Few people will argue that public clouds haven’t dramatically changed the industry in the past few years. There has been a tremendous increase in popularity of public cloud services such as Amazon AWS and Microsoft’s Azure, and the demand keeps growing every year. Concerns that prevented companies from choosing public clouds as their go to infrastructure, such as security, reliability, stability, quality assurance and more are becoming more manageable.
Companies begin to trust the security provided by public cloud providers and develop workarounds for reliability and stability problems. Public clouds’ ability to scale and handle unpredictable demand instantly is probably the biggest incentive that is driving the industry towards them. By now we’ve witnessed giants such as Netflix - the largest bandwidth traffic consumer in North America - grow entirely on public infrastructure.
Today, public cloud is beginning to infiltrate even the most traditional private cloud enterprises. Companies want to leverage the power of the public cloud, while still maintaining the data-center they’ve built for years to manage most of their load. Such environments are nicknamed “Hybrid Clouds”, because they are composed of both private and public infrastructure and use both interchangeably for different tasks within the same organization, working together to achieve a higher quality of service for a lower price tag.
Hybrid-clouds seem like a no-brainer. Infinite capacity at your fingertips, with no time commitments or penalties, in a simple pay as you go manner. You can keep just enough capacity in your private cloud to handle your consistent load, and when bursts arise move load to the public cloud to handle them there. It allows you to make the distinction between temporary bursts of demand and consistent increase that justifies purchasing additional hardware. No more buying servers only to run them at 50% of their capacity and overall a potentially better ROI.
On the other hand, dedicated private hardware has its advantages. You get complete control over placement of the workload. You can reduce latency by forcing certain loads to run closer (in the data center) to one another. If you have enough consistent load to fill an entire server it will probably be cheaper in the long run to run the load in-house.
In order to truly be in control of your workload you have to be aware of both the supply AND the demand of resources. Public clouds hide the supply and give very limited statistics on the demand and by doing that leave very little room for control.
Companies had developed numerous tools in an attempt to bridge this simple gap, which is taken for granted in a private setting. Over the past 4 years, Netflix have been systematically redesigning their applications to handle public cloud failures instead of assuming that they have control over their private infrastructure – moving databases, storage and application servers onto new (horizontally scaling) platforms.
Managing the load in a hybrid environment becomes ten-fold more difficult. Three questions - the WWW of hybrid cloud - have to be answered at any given moment:
- What load to run?
- Where to run it?
- When to burst it out and when to bring it back.

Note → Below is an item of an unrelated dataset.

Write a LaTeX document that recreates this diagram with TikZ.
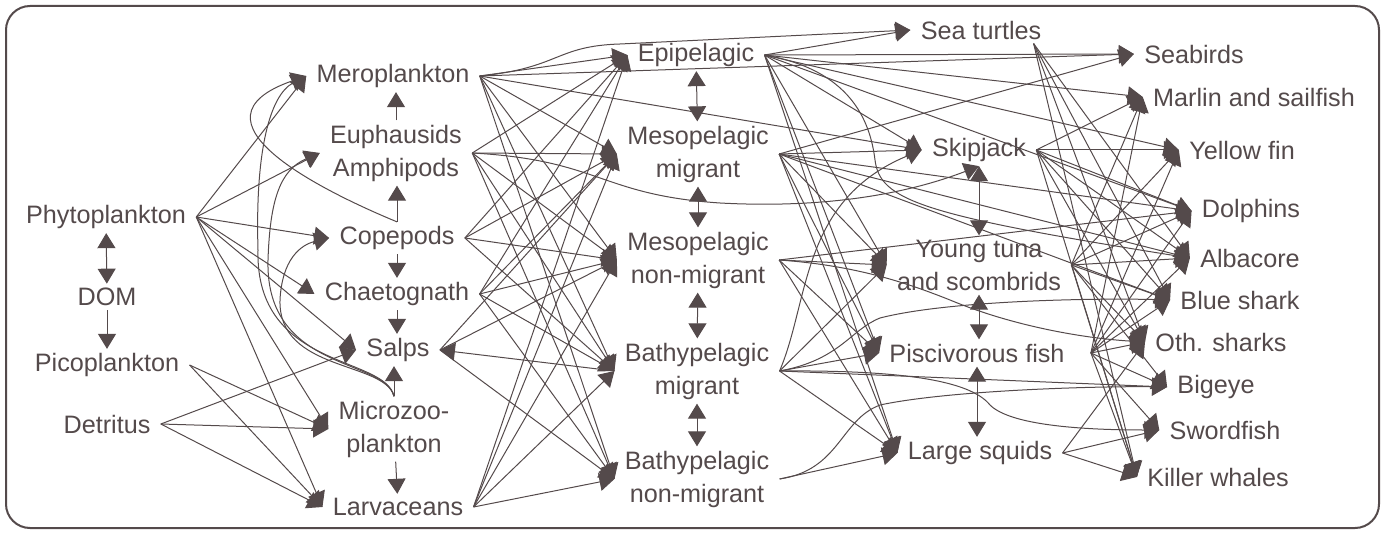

These three questions encapsulate the constant trade-offs inside the data center between performance-assurance and cost-efficiency. You have to reevaluate load running on your private cloud, making sure that the load doesn’t cause congestion and if so, decide which pieces of the load should move out and when.
At the same time you have to evaluate the load that was placed on the public cloud to decide whether now there are enough resources on your private infrastructure to assure the required quality of service in case that you decide to bring it back. The manageability of a hybrid environment depends solely on your ability to answer these three questions - what, where and when, constantly, accurately and in real-time.